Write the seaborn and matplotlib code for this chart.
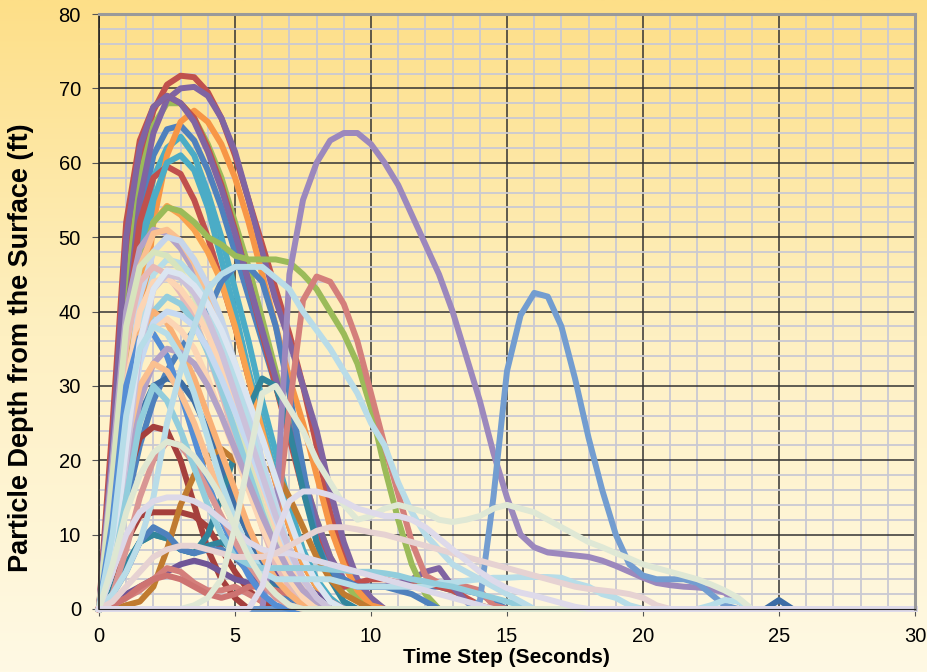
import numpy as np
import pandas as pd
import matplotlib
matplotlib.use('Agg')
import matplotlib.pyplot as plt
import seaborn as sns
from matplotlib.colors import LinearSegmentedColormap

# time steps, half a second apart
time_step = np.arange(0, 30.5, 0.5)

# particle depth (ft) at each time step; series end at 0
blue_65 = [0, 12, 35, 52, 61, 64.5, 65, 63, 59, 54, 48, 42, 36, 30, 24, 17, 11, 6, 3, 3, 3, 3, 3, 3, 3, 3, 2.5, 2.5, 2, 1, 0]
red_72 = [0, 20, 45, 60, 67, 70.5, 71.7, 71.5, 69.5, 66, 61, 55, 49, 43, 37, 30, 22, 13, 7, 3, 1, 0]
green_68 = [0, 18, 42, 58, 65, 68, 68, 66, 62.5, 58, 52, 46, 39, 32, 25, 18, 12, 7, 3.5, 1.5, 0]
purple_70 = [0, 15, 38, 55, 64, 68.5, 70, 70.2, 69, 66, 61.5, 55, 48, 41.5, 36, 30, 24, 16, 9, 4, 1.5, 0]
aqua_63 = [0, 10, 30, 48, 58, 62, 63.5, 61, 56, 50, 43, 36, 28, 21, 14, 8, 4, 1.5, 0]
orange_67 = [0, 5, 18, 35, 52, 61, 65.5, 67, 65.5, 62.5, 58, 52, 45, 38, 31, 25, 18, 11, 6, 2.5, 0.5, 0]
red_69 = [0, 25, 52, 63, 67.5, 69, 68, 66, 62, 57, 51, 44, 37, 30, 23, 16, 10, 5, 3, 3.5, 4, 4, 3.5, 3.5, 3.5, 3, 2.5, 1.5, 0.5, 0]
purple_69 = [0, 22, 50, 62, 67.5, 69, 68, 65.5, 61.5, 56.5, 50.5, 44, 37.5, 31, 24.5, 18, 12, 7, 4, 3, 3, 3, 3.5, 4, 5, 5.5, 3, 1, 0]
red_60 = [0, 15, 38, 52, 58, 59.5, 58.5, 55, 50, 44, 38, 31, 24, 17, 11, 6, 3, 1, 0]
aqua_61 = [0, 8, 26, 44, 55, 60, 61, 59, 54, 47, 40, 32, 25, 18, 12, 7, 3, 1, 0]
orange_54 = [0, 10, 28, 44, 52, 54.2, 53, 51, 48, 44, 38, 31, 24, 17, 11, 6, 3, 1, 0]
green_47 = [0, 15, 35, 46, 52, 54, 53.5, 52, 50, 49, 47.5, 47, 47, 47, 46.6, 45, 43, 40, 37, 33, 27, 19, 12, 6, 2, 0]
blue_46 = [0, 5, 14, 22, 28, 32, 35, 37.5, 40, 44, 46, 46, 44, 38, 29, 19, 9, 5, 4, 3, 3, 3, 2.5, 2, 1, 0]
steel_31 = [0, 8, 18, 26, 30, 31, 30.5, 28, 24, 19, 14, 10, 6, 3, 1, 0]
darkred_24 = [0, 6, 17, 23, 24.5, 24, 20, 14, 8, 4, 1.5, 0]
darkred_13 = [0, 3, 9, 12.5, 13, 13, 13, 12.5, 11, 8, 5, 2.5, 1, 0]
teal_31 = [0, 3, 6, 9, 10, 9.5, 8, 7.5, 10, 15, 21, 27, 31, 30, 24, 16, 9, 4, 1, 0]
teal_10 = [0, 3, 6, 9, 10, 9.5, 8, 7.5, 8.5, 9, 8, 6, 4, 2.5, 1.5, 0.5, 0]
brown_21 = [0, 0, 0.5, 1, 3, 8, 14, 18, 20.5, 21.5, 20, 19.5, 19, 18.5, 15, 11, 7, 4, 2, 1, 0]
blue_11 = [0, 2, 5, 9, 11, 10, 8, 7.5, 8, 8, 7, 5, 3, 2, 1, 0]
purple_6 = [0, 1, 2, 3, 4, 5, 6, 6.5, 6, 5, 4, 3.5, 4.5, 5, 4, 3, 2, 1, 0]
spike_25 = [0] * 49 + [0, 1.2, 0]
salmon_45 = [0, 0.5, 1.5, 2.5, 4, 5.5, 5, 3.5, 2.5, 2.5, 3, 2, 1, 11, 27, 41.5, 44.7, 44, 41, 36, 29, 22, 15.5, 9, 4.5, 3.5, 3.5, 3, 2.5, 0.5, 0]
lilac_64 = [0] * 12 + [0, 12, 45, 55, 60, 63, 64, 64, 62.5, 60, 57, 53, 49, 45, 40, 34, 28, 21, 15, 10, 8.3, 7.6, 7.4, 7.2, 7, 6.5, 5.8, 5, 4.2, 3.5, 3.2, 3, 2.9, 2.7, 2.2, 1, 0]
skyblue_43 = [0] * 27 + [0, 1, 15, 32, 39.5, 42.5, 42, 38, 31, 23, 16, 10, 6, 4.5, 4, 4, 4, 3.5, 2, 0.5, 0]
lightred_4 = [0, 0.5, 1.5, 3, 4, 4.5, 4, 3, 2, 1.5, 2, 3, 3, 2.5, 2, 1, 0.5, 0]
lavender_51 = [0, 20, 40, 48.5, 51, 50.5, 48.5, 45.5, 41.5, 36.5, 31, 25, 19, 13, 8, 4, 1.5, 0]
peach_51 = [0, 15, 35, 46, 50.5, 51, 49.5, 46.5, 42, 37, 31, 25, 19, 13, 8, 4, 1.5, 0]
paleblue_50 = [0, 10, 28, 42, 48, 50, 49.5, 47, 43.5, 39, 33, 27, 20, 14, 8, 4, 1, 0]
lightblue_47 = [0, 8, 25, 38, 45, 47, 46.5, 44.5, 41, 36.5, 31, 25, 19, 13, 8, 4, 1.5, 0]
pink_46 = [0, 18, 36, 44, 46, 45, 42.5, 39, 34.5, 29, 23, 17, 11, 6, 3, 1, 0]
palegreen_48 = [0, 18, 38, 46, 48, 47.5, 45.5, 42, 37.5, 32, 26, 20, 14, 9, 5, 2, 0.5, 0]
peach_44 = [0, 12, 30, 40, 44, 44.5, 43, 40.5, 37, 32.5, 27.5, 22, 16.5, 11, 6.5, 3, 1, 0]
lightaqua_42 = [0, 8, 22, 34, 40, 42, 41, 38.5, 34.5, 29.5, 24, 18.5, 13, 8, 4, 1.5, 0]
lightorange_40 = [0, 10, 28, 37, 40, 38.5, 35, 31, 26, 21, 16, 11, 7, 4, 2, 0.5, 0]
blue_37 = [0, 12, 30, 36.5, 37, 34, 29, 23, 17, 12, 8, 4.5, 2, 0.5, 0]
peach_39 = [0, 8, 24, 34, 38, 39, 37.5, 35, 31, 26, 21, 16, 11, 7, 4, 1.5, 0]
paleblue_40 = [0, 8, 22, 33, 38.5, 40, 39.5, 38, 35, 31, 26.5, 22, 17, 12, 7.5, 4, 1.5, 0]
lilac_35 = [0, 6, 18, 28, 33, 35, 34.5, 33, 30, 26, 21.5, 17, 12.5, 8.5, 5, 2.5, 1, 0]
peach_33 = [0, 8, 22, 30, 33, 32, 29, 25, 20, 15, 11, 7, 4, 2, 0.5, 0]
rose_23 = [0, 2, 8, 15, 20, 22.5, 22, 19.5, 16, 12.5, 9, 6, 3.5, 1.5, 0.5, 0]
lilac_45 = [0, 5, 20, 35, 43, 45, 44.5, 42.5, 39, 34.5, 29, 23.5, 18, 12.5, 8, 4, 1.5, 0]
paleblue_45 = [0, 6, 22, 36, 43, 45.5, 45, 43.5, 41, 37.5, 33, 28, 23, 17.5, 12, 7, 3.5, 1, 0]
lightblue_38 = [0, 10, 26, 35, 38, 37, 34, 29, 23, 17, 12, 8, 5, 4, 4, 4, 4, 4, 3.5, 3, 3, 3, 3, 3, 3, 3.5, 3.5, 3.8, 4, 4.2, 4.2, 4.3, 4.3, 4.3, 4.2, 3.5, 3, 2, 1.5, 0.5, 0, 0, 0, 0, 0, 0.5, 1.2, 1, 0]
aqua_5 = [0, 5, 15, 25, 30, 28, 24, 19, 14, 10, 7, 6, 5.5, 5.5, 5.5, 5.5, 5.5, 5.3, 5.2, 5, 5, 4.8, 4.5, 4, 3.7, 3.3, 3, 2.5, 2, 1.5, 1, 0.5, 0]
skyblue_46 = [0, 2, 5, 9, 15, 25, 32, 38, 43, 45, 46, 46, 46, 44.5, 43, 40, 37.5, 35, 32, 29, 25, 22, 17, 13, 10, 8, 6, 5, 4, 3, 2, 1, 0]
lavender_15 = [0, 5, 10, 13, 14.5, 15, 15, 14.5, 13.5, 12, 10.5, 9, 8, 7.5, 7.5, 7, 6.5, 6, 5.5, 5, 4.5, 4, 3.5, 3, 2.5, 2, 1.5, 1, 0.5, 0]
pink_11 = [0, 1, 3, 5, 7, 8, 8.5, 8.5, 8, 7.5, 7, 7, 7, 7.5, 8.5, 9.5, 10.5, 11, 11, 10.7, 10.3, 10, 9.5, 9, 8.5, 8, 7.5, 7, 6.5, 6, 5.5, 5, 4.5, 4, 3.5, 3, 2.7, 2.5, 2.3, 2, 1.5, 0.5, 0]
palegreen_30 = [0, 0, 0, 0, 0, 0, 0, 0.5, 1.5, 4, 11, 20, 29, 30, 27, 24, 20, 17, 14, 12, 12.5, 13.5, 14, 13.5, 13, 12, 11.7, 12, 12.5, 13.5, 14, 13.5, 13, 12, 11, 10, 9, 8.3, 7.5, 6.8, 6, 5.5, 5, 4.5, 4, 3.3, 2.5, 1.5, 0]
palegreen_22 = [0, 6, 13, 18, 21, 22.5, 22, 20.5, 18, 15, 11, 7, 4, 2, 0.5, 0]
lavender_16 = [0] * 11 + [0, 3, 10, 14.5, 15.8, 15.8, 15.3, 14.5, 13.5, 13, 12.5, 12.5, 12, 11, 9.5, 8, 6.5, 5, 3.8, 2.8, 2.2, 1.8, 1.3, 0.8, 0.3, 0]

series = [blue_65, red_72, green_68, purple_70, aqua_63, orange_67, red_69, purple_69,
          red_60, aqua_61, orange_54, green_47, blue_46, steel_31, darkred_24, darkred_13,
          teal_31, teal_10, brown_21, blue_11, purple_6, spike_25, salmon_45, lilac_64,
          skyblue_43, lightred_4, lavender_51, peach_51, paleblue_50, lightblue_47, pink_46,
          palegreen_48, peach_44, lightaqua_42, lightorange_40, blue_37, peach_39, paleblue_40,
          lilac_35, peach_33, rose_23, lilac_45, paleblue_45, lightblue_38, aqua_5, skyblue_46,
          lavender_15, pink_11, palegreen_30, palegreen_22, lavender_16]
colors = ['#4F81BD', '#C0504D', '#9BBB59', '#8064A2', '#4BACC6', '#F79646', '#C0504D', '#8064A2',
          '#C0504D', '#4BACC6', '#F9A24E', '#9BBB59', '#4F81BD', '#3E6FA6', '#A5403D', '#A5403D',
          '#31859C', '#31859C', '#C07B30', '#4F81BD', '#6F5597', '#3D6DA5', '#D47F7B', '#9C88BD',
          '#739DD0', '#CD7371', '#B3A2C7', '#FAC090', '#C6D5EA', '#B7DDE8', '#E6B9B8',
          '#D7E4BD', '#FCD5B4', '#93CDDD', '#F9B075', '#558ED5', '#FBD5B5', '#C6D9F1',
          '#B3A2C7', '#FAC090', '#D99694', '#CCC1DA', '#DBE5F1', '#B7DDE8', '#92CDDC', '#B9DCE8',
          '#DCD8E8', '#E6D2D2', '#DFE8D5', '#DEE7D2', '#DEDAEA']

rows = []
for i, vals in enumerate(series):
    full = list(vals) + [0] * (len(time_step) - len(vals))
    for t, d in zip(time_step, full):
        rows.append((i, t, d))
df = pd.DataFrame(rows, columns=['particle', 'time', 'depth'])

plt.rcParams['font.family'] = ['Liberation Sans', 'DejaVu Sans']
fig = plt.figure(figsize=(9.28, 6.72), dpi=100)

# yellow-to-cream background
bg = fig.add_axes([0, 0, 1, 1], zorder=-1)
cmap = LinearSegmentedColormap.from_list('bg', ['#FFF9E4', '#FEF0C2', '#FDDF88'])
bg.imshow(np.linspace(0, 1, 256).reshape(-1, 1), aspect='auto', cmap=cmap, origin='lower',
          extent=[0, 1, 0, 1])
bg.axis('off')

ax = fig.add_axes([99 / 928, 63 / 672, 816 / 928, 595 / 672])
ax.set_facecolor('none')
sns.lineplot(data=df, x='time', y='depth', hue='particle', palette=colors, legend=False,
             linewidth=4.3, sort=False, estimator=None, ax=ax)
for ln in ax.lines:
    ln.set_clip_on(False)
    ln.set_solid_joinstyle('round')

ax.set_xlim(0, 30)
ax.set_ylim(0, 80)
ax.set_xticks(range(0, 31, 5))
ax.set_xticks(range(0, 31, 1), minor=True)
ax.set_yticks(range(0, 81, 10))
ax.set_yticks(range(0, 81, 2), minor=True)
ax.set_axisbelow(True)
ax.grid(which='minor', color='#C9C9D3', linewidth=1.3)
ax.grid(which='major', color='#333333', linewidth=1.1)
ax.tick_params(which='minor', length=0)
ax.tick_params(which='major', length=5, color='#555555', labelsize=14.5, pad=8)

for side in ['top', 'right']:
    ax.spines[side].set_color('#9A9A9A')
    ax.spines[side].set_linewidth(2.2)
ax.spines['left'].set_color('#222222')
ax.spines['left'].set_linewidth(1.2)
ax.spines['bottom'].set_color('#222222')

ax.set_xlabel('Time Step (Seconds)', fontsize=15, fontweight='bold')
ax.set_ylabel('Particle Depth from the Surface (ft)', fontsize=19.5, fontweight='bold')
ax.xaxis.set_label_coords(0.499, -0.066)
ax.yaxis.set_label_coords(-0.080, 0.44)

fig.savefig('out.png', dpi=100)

INSTRUCTION:
Write out, word for word, the lines from the start of the data through the one holding "time_step = np.arange(0, 30.5, 0.5)". Omit pictures.

REPLY:
Write the seaborn and matplotlib code for this chart.
import numpy as np
import pandas as pd
import matplotlib
matplotlib.use('Agg')
import matplotlib.pyplot as plt
import seaborn as sns
from matplotlib.colors import LinearSegmentedColormap

# time steps, half a second apart
time_step = np.arange(0, 30.5, 0.5)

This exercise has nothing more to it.